After nearly a dozen years of collaborating on successful games in the Far Cry, Splinter Cell, and Assassin’s Creed franchises, Dean Evans has left Ubisoft.
Best known for leading the boisterous marketing campaign and creative direction for the neon-infused homage to 1980s action films, Far Cry 3: Blood Dragon, Evans most recently was working on a new game concept with Ubisoft that the company shelved. In the aftermath, Ubisoft offered him a chance to join the editorial leadership group in Paris headed by chief creative officer Serge Hascoet, but he instead chose to step aside.
“I split with my wife, and then the project I was working on was canceled. All of this massive s— going on at the same time and I started thinking, ‘Is the best option for me to move to another foreign country?’ Evans says. “I’m 40 this year, and it’s so f—ing cliche, but you do think about it in the same way you do when you turn 30. These milestones, you start thinking about what you really want to be doing and whether you’re making the right decision.”
Evans says he’s leaving Ubisoft on good terms. Rather than immediately jump into a new endeavor, he plans to move back to the United Kingdom, then take some time off to travel. “I’ve been in the business now for over 20 years, nearly 12 of those have been at Ubisoft,” Evans says. “I’ve never really taken much of a break.”
When Evans eventually reboots his career, don’t expect the next project to tread along the same worn path as his earlier works. After years of making bombastic shooters and tense stealth situations, he has ambitions to form a much smaller team and stretch beyond the boundaries of conventional triple-A game design.
“A lot of people have been complaining about the triple-A business and the lack of risk taking, that I’d be a total f—ing hypocrite if I moved forward and didn’t take any risks,” he says. “So f— it, I think I might go out and set up my own studio and see where that goes.”
During our meandering conversation, Evans continually returned to concepts he feels could challenge the status quo. He expressed admiration for the ideas being espoused by fellow Ubisoft alumni Brie Code, who in a series of editorials and speeches over the past couple years has been challenging the conventional approach of hyper-focusing design decisions on catering to the hardcore gamer. Instead, she’s advocated for breaking down the barriers that currently make interactive entertainment a daunting proposition for the millions of people who aren’t compelled to play games driven by verbs like “punch,” “kick,” and “shoot.”
“The way I look at it is, without trying to s— on anyone, we’re at this point of the age of the designer-saur,” Evans says. “There are going to be major changes coming in. When you speak to people about the next generation, you know who the designer-saurs are because they’ll start talking about PlayStation 5 or whatever the next Xbox is. They’re not talking about kids. You’ve still got 40-year old dudes making games for 40-year old dudes. No one’s going to f—ing care. That’s the balance that needs to shift.”
Where does he see this new era ushering interactive entertainment? Away from singular platforms, scripted storylines driven by cinematics, and objective-based game design and more toward open-ended experiences that allow users to create their own ways to play and express themselves.

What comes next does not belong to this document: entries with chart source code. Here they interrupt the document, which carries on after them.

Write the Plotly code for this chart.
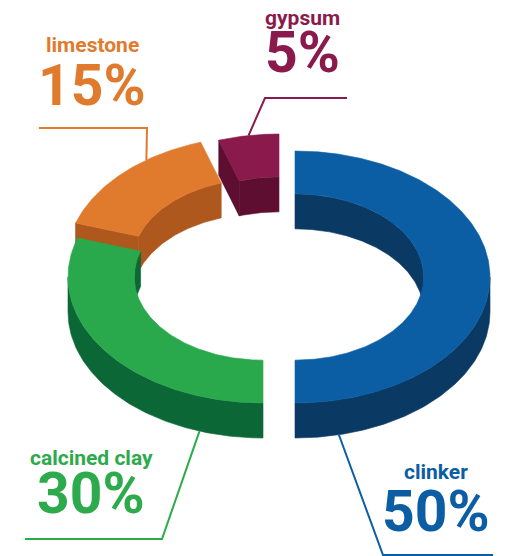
import numpy as np
import plotly.graph_objects as go

# ---------------- data ----------------
materials = ["clinker", "calcined clay", "limestone", "gypsum"]
shares = [50, 30, 15, 5]
share_labels = ["50%", "30%", "15%", "5%"]

# ---------------- style / layout ----------------
W, H = 505, 556
CX, CY = 279, 277          # ring centre (pixels)
RX, RY = 195, 126          # outer radii of the ellipse
INNER = 0.66               # inner / outer radius ratio
DEPTH = 35                 # extrusion height in pixels

top_colors = {"clinker": "#0B5EA3", "calcined clay": "#2AA84C",
              "limestone": "#E07B2E", "gypsum": "#8A1A4B"}
side_colors = {"clinker": "#0A3A64", "calcined clay": "#0B6736",
               "limestone": "#AE581D", "gypsum": "#5E0F31"}
text_colors = {"clinker": "#0B5EA3", "calcined clay": "#2DAA4B",
               "limestone": "#E07B2E", "gypsum": "#8A1A4B"}
explode = {"clinker": (16, 0), "calcined clay": (-16, 0),
           "limestone": (-18, -15), "gypsum": (0, -17)}

# label placement: (x centre, name y, pct y)
label_pos = {"clinker": (436, 472, 511), "calcined clay": (91, 458, 493),
             "limestone": (92, 45, 85), "gypsum": (302, 18, 52)}
# leader: anchor angle on the ring, bottom edge?, elbow point, end point
leaders = {"clinker": (167, True, (383, 555), (493, 555)),
           "calcined clay": (199, True, (162, 539), (25, 539)),
           "limestone": (324, False, (147, 128), (39, 128)),
           "gypsum": (351, False, (265, 98), (347, 98))}

NAME_SIZE = 21
PCT_SIZE = 57
FONT = "Roboto"


def pt(cx, cy, r, th, drop=0.0):
    t = np.radians(th)
    return cx + RX * r * np.sin(t), cy - RY * r * np.cos(t) + drop


def arc(cx, cy, r, a, b, drop=0.0, n=None):
    if n is None:
        n = max(4, int(abs(b - a) * 1.5))
    th = np.linspace(a, b, n)
    x, y = pt(cx, cy, r, th, drop)
    return list(x), list(y)


def clip(a, b, lo, hi):
    s, e = max(a, lo), min(b, hi)
    return (s, e) if e - s > 0.01 else None


fig = go.Figure()


def poly(xs, ys, color):
    fig.add_trace(go.Scatter(x=xs + [xs[0]], y=ys + [ys[0]], mode="lines",
                             fill="toself", fillcolor=color,
                             line=dict(color=color, width=0.6),
                             hoverinfo="skip", showlegend=False))


# angles of each slice (clockwise from 12 o'clock)
total = sum(shares)
starts, ends = [], []
acc = 0.0
for s in shares:
    starts.append(acc / total * 360)
    acc += s
    ends.append(acc / total * 360)

mids = [(a + b) / 2 for a, b in zip(starts, ends)]
order = sorted(range(len(materials)), key=lambda i: -np.cos(np.radians(mids[i])))

for i in order:
    m = materials[i]
    a0, a1 = starts[i], ends[i]
    cx, cy = CX + explode[m][0], CY + explode[m][1]
    side, top = side_colors[m], top_colors[m]
    # inner wall (visible at the back)
    for lo, hi in [(0, 90), (270, 360)]:
        c = clip(a0, a1, lo, hi)
        if c:
            x1, y1 = arc(cx, cy, INNER, c[0], c[1])
            x2, y2 = arc(cx, cy, INNER, c[1], c[0], DEPTH)
            poly(x1 + x2, y1 + y2, side)
    # cut faces
    for ang, vis in [(a0, np.sin(np.radians(a0)) < -1e-6),
                     (a1, np.sin(np.radians(a1)) > 1e-6)]:
        if vis:
            p = [pt(cx, cy, INNER, ang), pt(cx, cy, 1, ang),
                 pt(cx, cy, 1, ang, DEPTH), pt(cx, cy, INNER, ang, DEPTH)]
            poly([q[0] for q in p], [q[1] for q in p], side)
    # outer wall (visible at the front)
    c = clip(a0, a1, 90, 270)
    if c:
        x1, y1 = arc(cx, cy, 1, c[0], c[1])
        x2, y2 = arc(cx, cy, 1, c[1], c[0], DEPTH)
        poly(x1 + x2, y1 + y2, side)
    # top face
    x1, y1 = arc(cx, cy, 1, a0, a1)
    x2, y2 = arc(cx, cy, INNER, a1, a0)
    poly(x1 + x2, y1 + y2, top)

# leader lines
for i, m in enumerate(materials):
    ang, bottom, elbow, end = leaders[m]
    cx, cy = CX + explode[m][0], CY + explode[m][1]
    sx, sy = pt(cx, cy, 1, ang, DEPTH if bottom else 0)
    fig.add_trace(go.Scatter(x=[sx, elbow[0], end[0]], y=[sy, elbow[1], end[1]],
                             mode="lines", line=dict(color=text_colors[m], width=2),
                             hoverinfo="skip", showlegend=False))

# labels
for i, m in enumerate(materials):
    x, yn, yp = label_pos[m]
    fig.add_annotation(x=x, y=yn, text=m, showarrow=False, xanchor="center",
                       yanchor="middle",
                       font=dict(family=FONT, size=NAME_SIZE, color=text_colors[m],
                                 weight="bold"))
    fig.add_annotation(x=x, y=yp, text=share_labels[i], showarrow=False,
                       xanchor="center", yanchor="middle",
                       font=dict(family=FONT, size=PCT_SIZE, color=text_colors[m],
                                 weight="bold"))

fig.update_layout(width=W, height=H, margin=dict(l=0, r=0, t=0, b=0),
                  paper_bgcolor="white", plot_bgcolor="white",
                  xaxis=dict(range=[0, W], visible=False, fixedrange=True),
                  yaxis=dict(range=[H, 0], visible=False, fixedrange=True))

fig.write_html("out.html")
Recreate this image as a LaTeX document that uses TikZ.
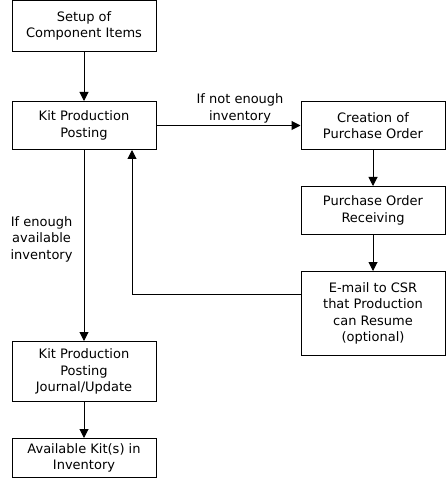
\documentclass[tikz,border=0pt]{standalone}
\usepackage{fontspec}
\setmainfont{DejaVu Sans}
\usetikzlibrary{arrows.meta, positioning}
\tikzstyle{process} = [rectangle, minimum width=144pt, text centered, align=center, draw=black, line width=1pt, inner sep=2pt, font=\fontsize{13}{16.5}\selectfont]
\tikzstyle{arrow} = [line width=1pt,-{Triangle[length=9pt,width=9pt]}]
\tikzset{
    descr/.style={
        align=center,
        inner sep=2pt,
        font=\fontsize{13}{16.5}\selectfont
    }
}
\begin{document}
\begin{tikzpicture}
	\useasboundingbox (0,0) rectangle (447pt,-486pt);
	\node (setupItems) [process, minimum height=51pt] at (84pt,-26pt) {Setup of\\Component Items};
	\node (kitPosting) [process, minimum height=48pt, below = 49pt of setupItems] {Kit Production\\Posting};
	\node (createPO) [process, minimum height=48pt, right = 144pt of kitPosting] {Creation of\\Purchase Order};
	\node (receivePO) [process, minimum height=48pt, below = 36pt of createPO] {Purchase Order\\Receiving};
	\node (emailCSR) [process, minimum height=84pt, below = 36pt of receivePO] {E-mail to CSR\\that Production\\can Resume\\(optional)};
	\node (postJournal) [process, minimum height=60pt, below = 191pt of kitPosting] {Kit Production\\Posting\\Journal/Update};
	\node (availKits) [process, minimum height=39pt, below = 36pt of postJournal] {Available Kit(s) in\\Inventory};
	\draw [arrow] (setupItems) -- (kitPosting);
	\draw [arrow] (kitPosting) -- node [descr, above, pos=0.58] {If not enough\\inventory} (createPO);
	\draw [arrow] (createPO) -- (receivePO);
	\draw [arrow] (receivePO) -- (emailCSR);
	\draw [arrow] (kitPosting) -- node [descr, left=9pt, pos=0.466] {If enough\\available\\inventory} (postJournal);
	\draw [arrow] (postJournal) -- (availKits);
	\draw [arrow] ([yshift=19pt]emailCSR.west) -| ([xshift=48pt]kitPosting.south);
\end{tikzpicture}
\end{document}
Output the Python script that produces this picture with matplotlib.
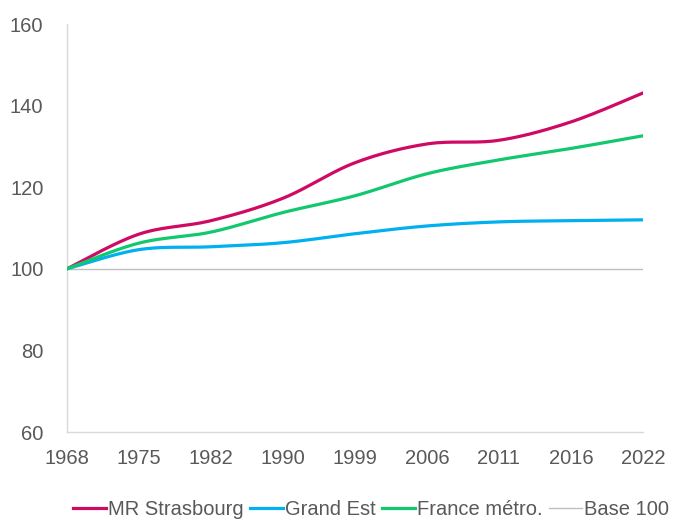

“I’m a big believer that the future is not games we as creators make, but that we create virtual worlds and give tools and systems to players and they’ll make infinite amounts of games,” he says. “We’re going to build spaces for players not just to play in, but to exist in. You’ll see it, in 10 years digital existence is going to be as important as your virtual existence.”
For Evans, the key to unlocking this potential may lie in studying and engaging with one of the more underserviced demographics in recent years.
“I spend as much time as possible with friends’ kids and seeing how proficient they are in everything and what an amazing, kind of captivating audience they are. To think we have the most powerful entertainment medium on the planet, and we’re ignoring the future of our planet. We’re not making games for this audience with the budget and attention they deserve.”
You heard it here first – Dean Evans believes that children are our future. Expect more news about his new endeavor as we get closer to E3.